Of course there are other media who have reported on this issue in a far more balanced way such as the BBC, The Guardian and The NY Times (although the latter makes the symbolic Nazi-link as well).

Apart from the mostly very emotional or religious outrage, I found another argument against the law that I found quite interesting (interesting in the way that it shows how different people’s views can be on things, I don’t agree with it). Eugene Kontorovich, professor at Northwestern University School of Law, wrote in an opinion piece for The Washington Post that he finds it strange that a country that condemns the death penalty for minors allows euthanasia for “innocent children”. I personally find it strange to even compare the two. To be in favour of the death penalty you have to believe that when individuals commit certain crimes this gives society the right to take their lives, while euthanasia is about giving people the right to decide about the end of their own lives (and only in very strict conditions, especially for children). I think these two ideas are so different that being an advocate for the one doesn’t at all mean you can’t be an opponent of the other.  On another note: isn’t it funny that life isn’t so sacred anymore when it’s taken away in punishment.


As you may have gathered, like the majority of Belgians, I am glad this law got voted through. Freedom is a word that gets thrown around a lot in political discussions. I personally find that having the right to say “enough is enough” when it comes to your own life is the most basic form of freedom out there.

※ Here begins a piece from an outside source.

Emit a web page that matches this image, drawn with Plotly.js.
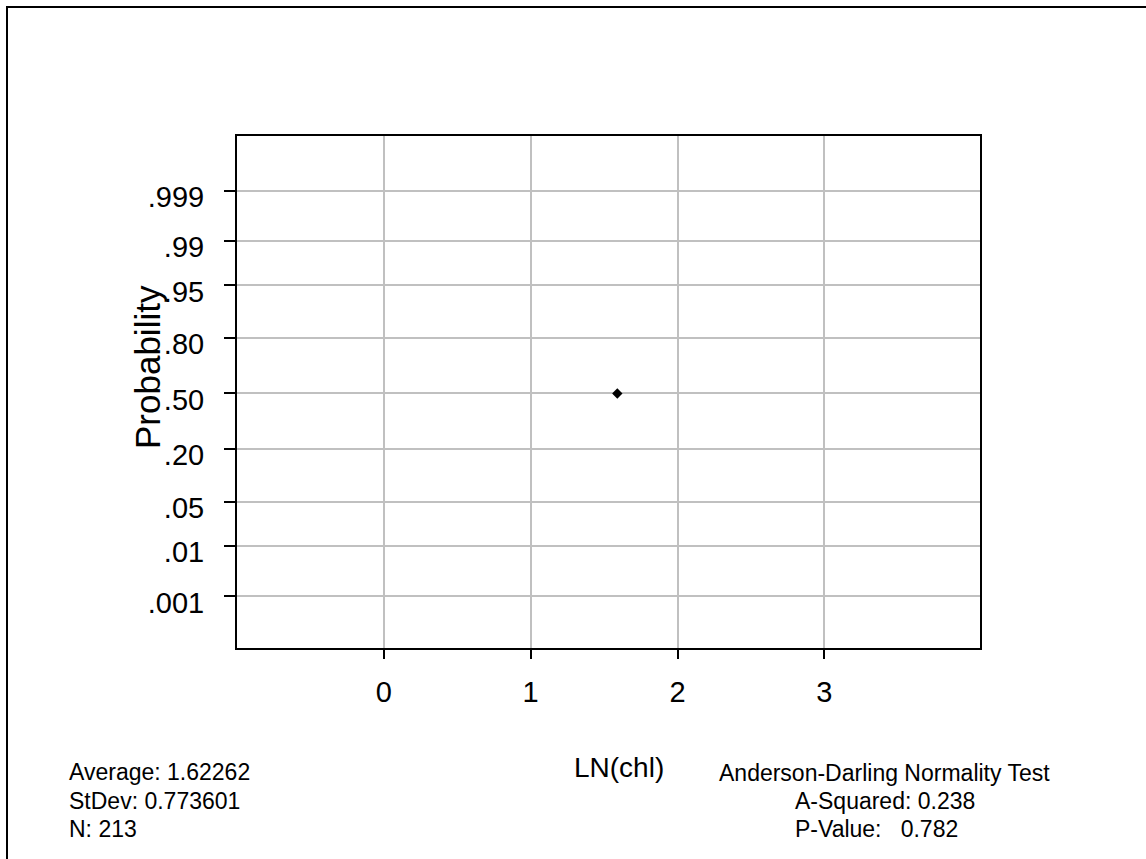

I also believe unbearable pain is as horrible for children or minors as it is for adults.

Belgium might not be the world’s leader when it comes to Olympic Medals or space exploration, but I think it’s fair to say that we are amongst the most ethically progressive countries there are. Maybe the rest of the world will think Belgium is morally inferior for ever or maybe they’re just not ready yet. In any case, I’m proud that we are.